Insurance Premium Affordability

The affordability of life insurance premiums is a topic I discuss regularly with my clients.  Other concern include increasing monthly premiums due to age. The affordability of products such as Medical Insurance and Income Protection and the “value” that each product brings to an individual a family or an organization.

First of all, there are some facts that need to be understood:

  1. Calculation of insurance premiums are based on the chance of an event occurring.  Strictly speaking the chance of a 65-year-old dying before a 25-year-old is much more significant. Therefore a 65-year-old will generally pay more for their Life Insurance.
  2. Individual consideration is given to age, gender, occupation, smoking status and past times. These are the broad categories that are taken into account when rating a risk.
  3. All insurance companies use similar statistics. Although there is a variation between insurers as to how they apply those statistics. They all follow a very similar pattern when striking a premium.
  4.  Insurance companies can use loadings (increased premiums) to negate individual risks.  For example, if you suffered from a condition such as diabetes. The insurer may take on the risk but impose a larger premium to allow them to offer cover.
  5. The risk is assessed when you apply for your insurance by completing an application form. The insurer can not revisit the application to reassess your application in the future.  Fire and General Insurance (house, contents, car) on the other hand requires annual declarations. The declaration notes any change of material facts such as previous loss or driving status.

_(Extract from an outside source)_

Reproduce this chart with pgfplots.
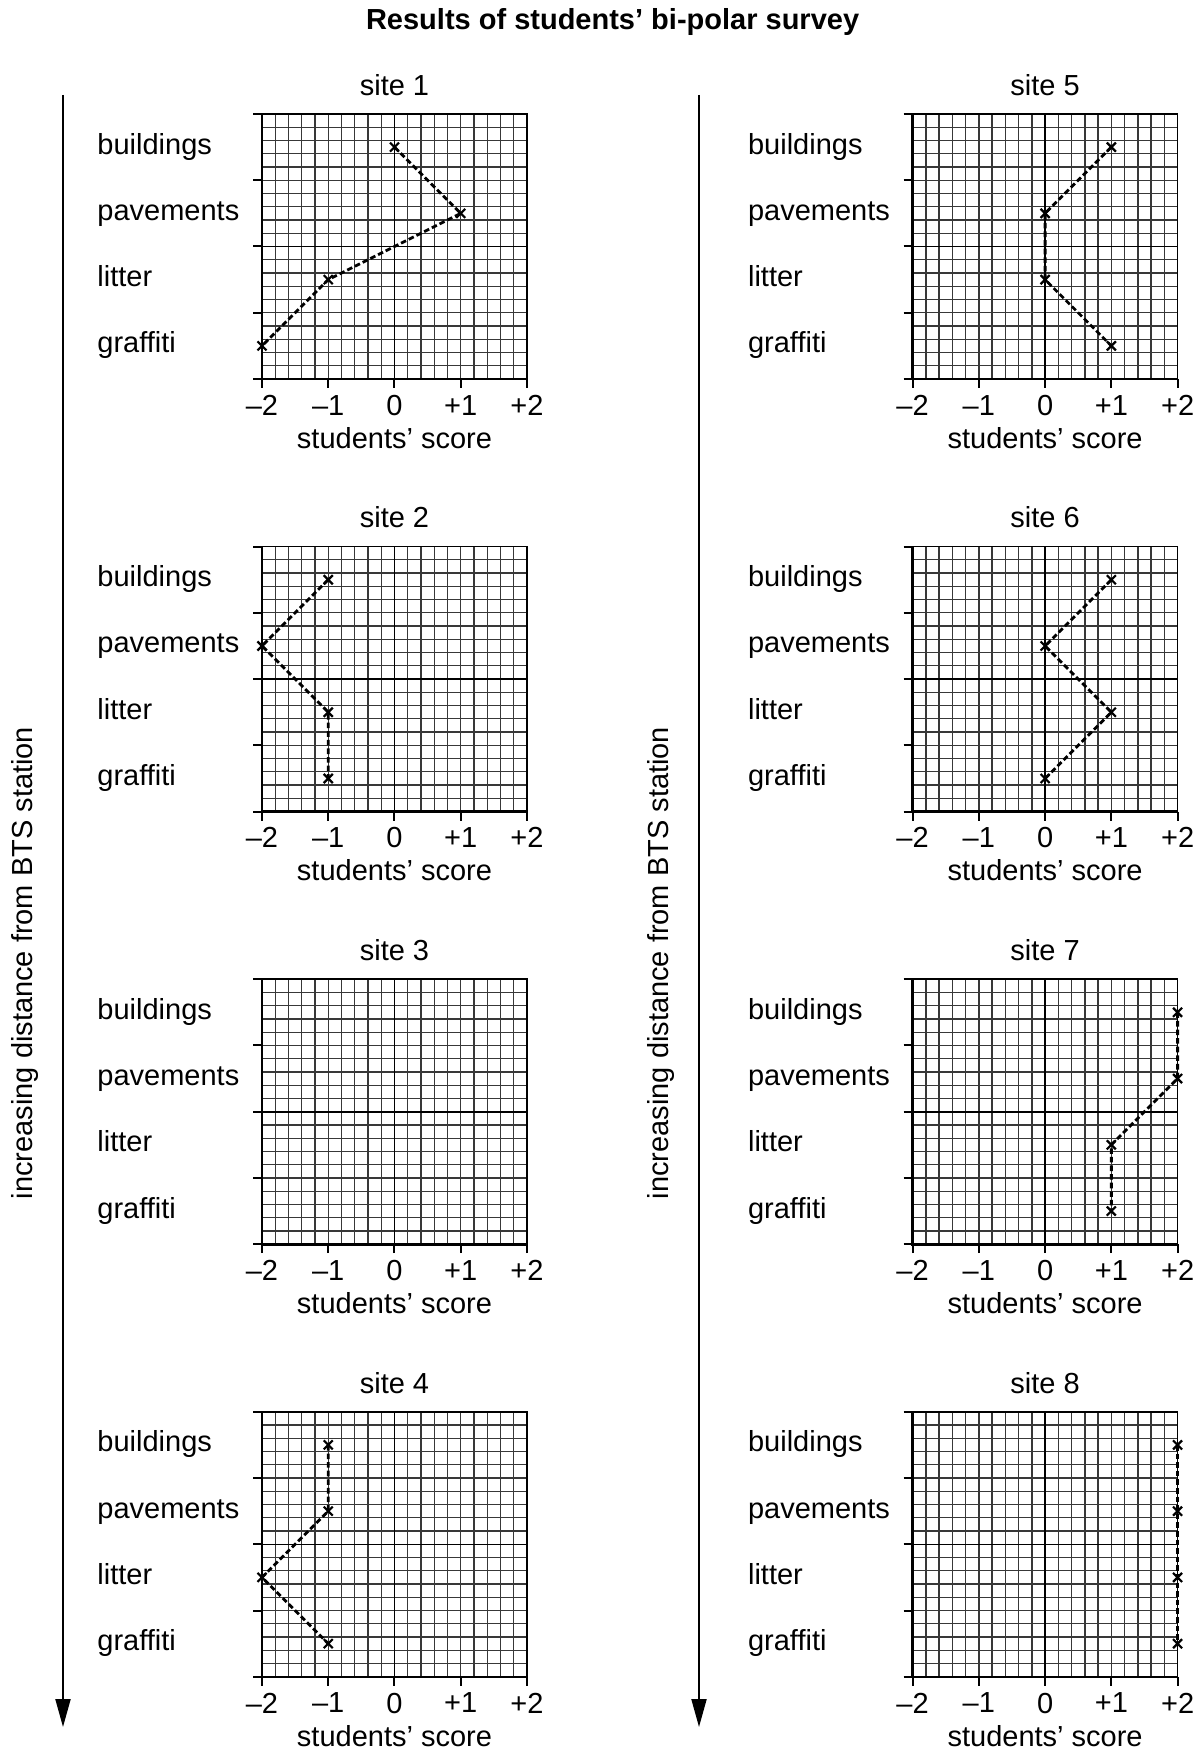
\documentclass[border=0pt]{standalone}
\usepackage{fontspec}
\setmainfont{Liberation Sans}
\usepackage{pgfplots}
\pgfplotsset{compat=1.18}
\usetikzlibrary{arrows.meta}

\pgfplotsset{
  site/.style={
    width=132.5pt, height=132.5pt, scale only axis,
    anchor=north west,
    xmin=-2, xmax=2, ymin=0, ymax=4,
    xtick={-2,-1,0,1,2}, xticklabels={–2,–1,0,+1,+2},
    ytick={0,1,2,3,4}, yticklabels={},
    minor x tick num=4, minor y tick num=4,
    grid=both,
    major grid style={black!78, line width=0.65pt},
    minor grid style={black!78, line width=0.65pt},
    tick align=outside, tick pos=left,
    major tick length=4.5pt, minor tick length=0pt,
    tick style={black, line width=1pt},
    axis line style={black, line width=0.8pt},
    clip=false,
    tick label style={font=\fontsize{14.5}{17}\selectfont},
  },
  dat/.style={black, line width=1.4pt, dash pattern=on 2.8pt off 1.5pt,
    mark=x, mark size=3.2pt, mark options={solid, line width=1.1pt}},
}

\newcommand{\site}[4]{%
\begin{axis}[site, at={(#1,#2)}]
\draw[black, line width=0.8pt] (axis cs:0,0) -- (axis cs:0,4);
\draw[black, line width=0.8pt] (axis cs:-2,2) -- (axis cs:2,2);
\draw[black, line width=1.3pt] (rel axis cs:0,1) -- (rel axis cs:0,0) -- (rel axis cs:1,0);
#4
\node[yshift=14.5pt] at (rel axis cs:0.5,1) {#3};
\node[anchor=base west, xshift=-85.8pt, yshift=-3.5pt] at (rel axis cs:0,0.875) {buildings};
\node[anchor=base west, xshift=-85.8pt, yshift=-3.5pt] at (rel axis cs:0,0.625) {pavements};
\node[anchor=base west, xshift=-85.8pt, yshift=-3.5pt] at (rel axis cs:0,0.375) {litter};
\node[anchor=base west, xshift=-85.8pt, yshift=-3.5pt] at (rel axis cs:0,0.125) {graffiti};
\node[yshift=-29.5pt] at (rel axis cs:0.5,0) {students’ score};
\end{axis}}

\begin{document}
\begin{tikzpicture}[font=\fontsize{14.5}{17}\selectfont]
\useasboundingbox (0pt,0pt) rectangle (601pt,-874pt);

\node[font=\fontsize{14.5}{17}\selectfont\bfseries] at (306.3pt,-11pt) {Results of students’ bi-polar survey};

% left column
\site{131pt}{-57pt}{site 1}{\addplot[dat] coordinates {(0,3.5) (1,2.5) (-1,1.5) (-2,0.5)};}
\site{131pt}{-273.3pt}{site 2}{\addplot[dat] coordinates {(-1,3.5) (-2,2.5) (-1,1.5) (-1,0.5)};}
\site{131pt}{-489.6pt}{site 3}{}
\site{131pt}{-705.9pt}{site 4}{\addplot[dat] coordinates {(-1,3.5) (-1,2.5) (-2,1.5) (-1,0.5)};}

% right column
\site{456.3pt}{-57pt}{site 5}{\addplot[dat] coordinates {(1,3.5) (0,2.5) (0,1.5) (1,0.5)};}
\site{456.3pt}{-273.3pt}{site 6}{\addplot[dat] coordinates {(1,3.5) (0,2.5) (1,1.5) (0,0.5)};}
\site{456.3pt}{-489.6pt}{site 7}{\addplot[dat] coordinates {(2,3.5) (2,2.5) (1,1.5) (1,0.5)};}
\site{456.3pt}{-705.9pt}{site 8}{\addplot[dat] coordinates {(2,3.5) (2,2.5) (2,1.5) (2,0.5)};}

% arrows and side labels
\draw[line width=1pt, -{Triangle[length=14pt,width=7.5pt]}] (31.5pt,-47.5pt) -- (31.5pt,-863.5pt);
\draw[line width=1pt, -{Triangle[length=14pt,width=7.5pt]}] (349.5pt,-47.5pt) -- (349.5pt,-863.5pt);
\node[rotate=90] at (12.5pt,-481.5pt) {increasing distance from BTS station};
\node[rotate=90] at (330.5pt,-481.5pt) {increasing distance from BTS station};
\end{tikzpicture}
\end{document}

When assessing your own affordability, it is important perhaps to take out such emotive thoughts such as:

  • I’ve never claimed on my medical insurance therefore there is not much chance I will need it in the future.
  • My family is healthy and I am healthy so those events will not happen to me.
  • The events of death, disability or sickness will not have a financial impact on me.
  • Be careful of a third persons agenda “including insurance advisers”. Family members can overstate the assistance that will be provided when an event occurs. Your accountant can be focused on outgoings instead of the real reason you are paying insurance premiums.  Remember that you and your family will have to bear the cost of not having the correct insurance in place not the third person.

But do include:

  • Full understanding of your insurance, including each individual cover and how not having that cover will impact on you when the event occurs.
  • The reasons you took out the cover in the first place and if those reasons still remain.
  • Attempt to emotionally place yourself in the position of the event occurring. Imagine the financial and emotional consequences of that event.
  • Your advisor should understand and have empathy for your situation. Equally important understand insurance and help you come to a balanced and well-rounded decision, tailored made for you and your family.